Within the world of Punchdrunk, The Amazing Talking Skull avoids being jarringly anachronistic because its aesthetic fuses with our own sense of the fantasies of the Victorian imagination… because you can imagine the skull fittings so snugly in the works of the 19th century founders of modern science fiction, Jules Verne, H.G. Welles and Poe himself, it doesn’t break the illusion of the world in the way that a television would, although it is more advanced and contemporary in it’s use of technology. (We know there is a gleaming white Mac running Mac OS X whirring beneath the box). For the comic specialist, perhaps such suspensions of disbelief, or fusions of knowledge, are unnecessary because The Amazing Talking Skull compliments the subgenre of fantasy and sci-fi known as Steampunk (fantasy works set in an era of steam power, usually Victorian era England, often incorporating contemporary devices technologically achieved with 19th century means). I.e. we accept this because if Victorians had invented robots this satisfies how we imagine how they would look and talk. Any robot aping organic life instils a sense of the uncanny (although this is perhaps decreasing with our continuous and ever increasing exposure to robots both in toy shops, daily life and film).

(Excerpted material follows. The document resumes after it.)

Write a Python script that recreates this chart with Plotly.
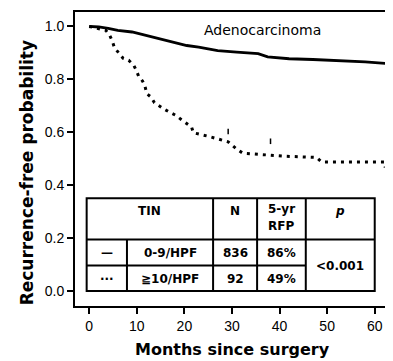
import plotly.graph_objects as go

# ---- data ----
low_months = [0, 2, 4, 6, 9, 12, 15, 18, 20.5, 23, 27, 31, 35.5, 37.5, 42, 47, 52, 58, 63]
low_surv = [1.0, 0.998, 0.993, 0.985, 0.979, 0.966, 0.953, 0.940, 0.928, 0.922, 0.909,
            0.903, 0.897, 0.885, 0.878, 0.875, 0.872, 0.866, 0.859]

high_months = [0, 3.5, 4.3, 4.8, 5.3, 6.2, 7.1, 8.3, 9.3, 9.9, 10.4, 11.2, 11.7, 12.1, 13.0,
               13.7, 14.7, 15.8, 16.8, 18.2, 19.2, 20.4, 21.5, 21.9, 25.0, 29.2, 30.0, 31.1,
               32.3, 40.6, 47.8, 48.8, 62.0, 62.2]
high_surv = [1.0, 0.985, 0.966, 0.947, 0.92, 0.90, 0.88, 0.872, 0.855, 0.834, 0.811, 0.794,
             0.775, 0.746, 0.733, 0.712, 0.699, 0.687, 0.677, 0.664, 0.650, 0.636, 0.62,
             0.598, 0.585, 0.564, 0.551, 0.535, 0.521, 0.51, 0.505, 0.488, 0.488, 0.467]

censor_months = [29.2, 38.1]
censor_surv = [0.603, 0.566]

x_ticks = [0, 10, 20, 30, 40, 50, 60]
y_ticks = [0.0, 0.2, 0.4, 0.6, 0.8, 1.0]
y_tick_labels = ["0.0", "0.2", "0.4", "0.6", "0.8", "1.0"]

table_header = ["TIN", "N", "5-yr", "RFP", "<i>p</i>"]
group_symbols = ["—", "···"]
group_labels = ["0-9/HPF", "≧10/HPF"]
group_n = ["836", "92"]
group_rfp = ["86%", "49%"]
p_value = "<0.001"

# ---- figure ----
fig = go.Figure()
fig.add_trace(go.Scatter(x=low_months, y=low_surv, mode="lines",
                         line=dict(color="black", width=2.8), hoverinfo="skip"))
fig.add_trace(go.Scatter(x=high_months, y=high_surv, mode="lines",
                         line=dict(color="black", width=3, dash="3px,5px"), hoverinfo="skip"))
fig.add_trace(go.Scatter(x=censor_months, y=censor_surv, mode="markers",
                         marker=dict(symbol="line-ns", size=4,
                                     line=dict(color="black", width=1.5)), hoverinfo="skip"))

# table geometry (data coords)
tx = [-0.54, 7.93, 26.03, 35.28, 45.51, 60.0]
ty = [0.0, 0.097, 0.195, 0.351]
lc = dict(color="black", width=2)
fig.add_shape(type="rect", x0=tx[0], x1=tx[5], y0=ty[0], y1=ty[3], xref="x", yref="y",
              line=lc, fillcolor="white", layer="above")
fig.add_shape(type="line", x0=tx[0], x1=tx[5], y0=ty[2], y1=ty[2], line=lc, layer="above")
fig.add_shape(type="line", x0=tx[0], x1=tx[4], y0=ty[1], y1=ty[1], line=lc, layer="above")
fig.add_shape(type="line", x0=tx[1], x1=tx[1], y0=ty[0], y1=ty[2], line=lc, layer="above")
for xv in tx[2:5]:
    fig.add_shape(type="line", x0=xv, x1=xv, y0=ty[0], y1=ty[3], line=lc, layer="above")

tf = dict(family="DejaVu Sans", size=12, color="black", weight="bold")
def tt(x, y, text):
    fig.add_annotation(x=x, y=y, xref="x", yref="y", text=text, showarrow=False,
                       font=tf, xanchor="center", yanchor="middle")

hy = 0.301
tt((tx[0] + tx[2]) / 2, hy, table_header[0])
tt((tx[2] + tx[3]) / 2, hy, table_header[1])
tt((tx[3] + tx[4]) / 2, 0.309, table_header[2])
tt((tx[3] + tx[4]) / 2, 0.245, table_header[3])
tt((tx[4] + tx[5]) / 2, hy, table_header[4])
row_y = [0.145, 0.046]
for i in range(2):
    tt((tx[0] + tx[1]) / 2, row_y[i], group_symbols[i])
    tt((tx[1] + tx[2]) / 2, row_y[i], group_labels[i])
    tt((tx[2] + tx[3]) / 2, row_y[i], group_n[i])
    tt((tx[3] + tx[4]) / 2, row_y[i], group_rfp[i])
tt((tx[4] + tx[5]) / 2, 0.094, p_value)

fig.add_annotation(x=36.5, y=0.987, xref="x", yref="y", text="Adenocarcinoma",
                   showarrow=False, font=dict(family="DejaVu Sans", size=14, color="black"),
                   xanchor="center", yanchor="middle")

# axis titles
fig.add_annotation(x=0.502, y=-0.149, xref="paper", yref="paper", text="Months since surgery",
                   showarrow=False, font=dict(family="DejaVu Sans", size=16, color="black", weight="bold"),
                   xanchor="center", yanchor="middle")
fig.add_annotation(x=-0.1535, y=0.454, xref="paper", yref="paper",
                   text="Recurrence-free probability", textangle=-90,
                   showarrow=False, font=dict(family="DejaVu Sans", size=17, color="black", weight="bold"),
                   xanchor="center", yanchor="middle")

axis_common = dict(showline=True, linewidth=2, linecolor="black", mirror=True,
                   ticks="outside", ticklen=6, tickwidth=1.5, tickcolor="black",
                   showgrid=False, zeroline=False,
                   tickfont=dict(family="Liberation Sans, Arial", size=14, color="black"))
fig.update_xaxes(range=[-2.99, 63.0], tickvals=x_ticks, **axis_common)
fig.update_yaxes(range=[-0.0565, 1.0546], tickvals=y_ticks, ticktext=y_tick_labels, **axis_common)

# page has an 8px body margin, so the figure is drawn 8px smaller and shifted
fig.update_layout(width=385, height=353, margin=dict(l=67, r=2, t=3, b=55),
                  plot_bgcolor="white", paper_bgcolor="white", showlegend=False)

fig.write_html("out.html")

Nonetheless this sense of the uncanny is magnified by various conflicts at play in this situation. The Webster dictionary defines a robot as ‘An automatic device that performs functions normally ascribed to humans or a machine in the form of a human ‘.The robot’s function hovers between that of storytelling and reminder of death, the content of the speech and the robot’s form compliment each other by different means. There is nothing new in the image of skull as ‘memento mori’. The robot as object can be seen as a descendant of the skull held by the monk in Zurbaran’s ‘Saint Francis in Meditation’ in the National Gallery, a 3D cousin, that has evolved into a piece of sound emitting kinetic sculpture. We also have robot as imitator of life, the inanimate programmed to appear alive, but it is a skull - classically representative of death, death is alive, talking about the nature of life, the robot is also a substitute for a human performer, specifically commissioned for the Christmas period when people are most likely to be with their families less willing to work! Perhaps it is this ricochet of conflicts accounting for captivating nature of this piece and the uneasy laughter it induces.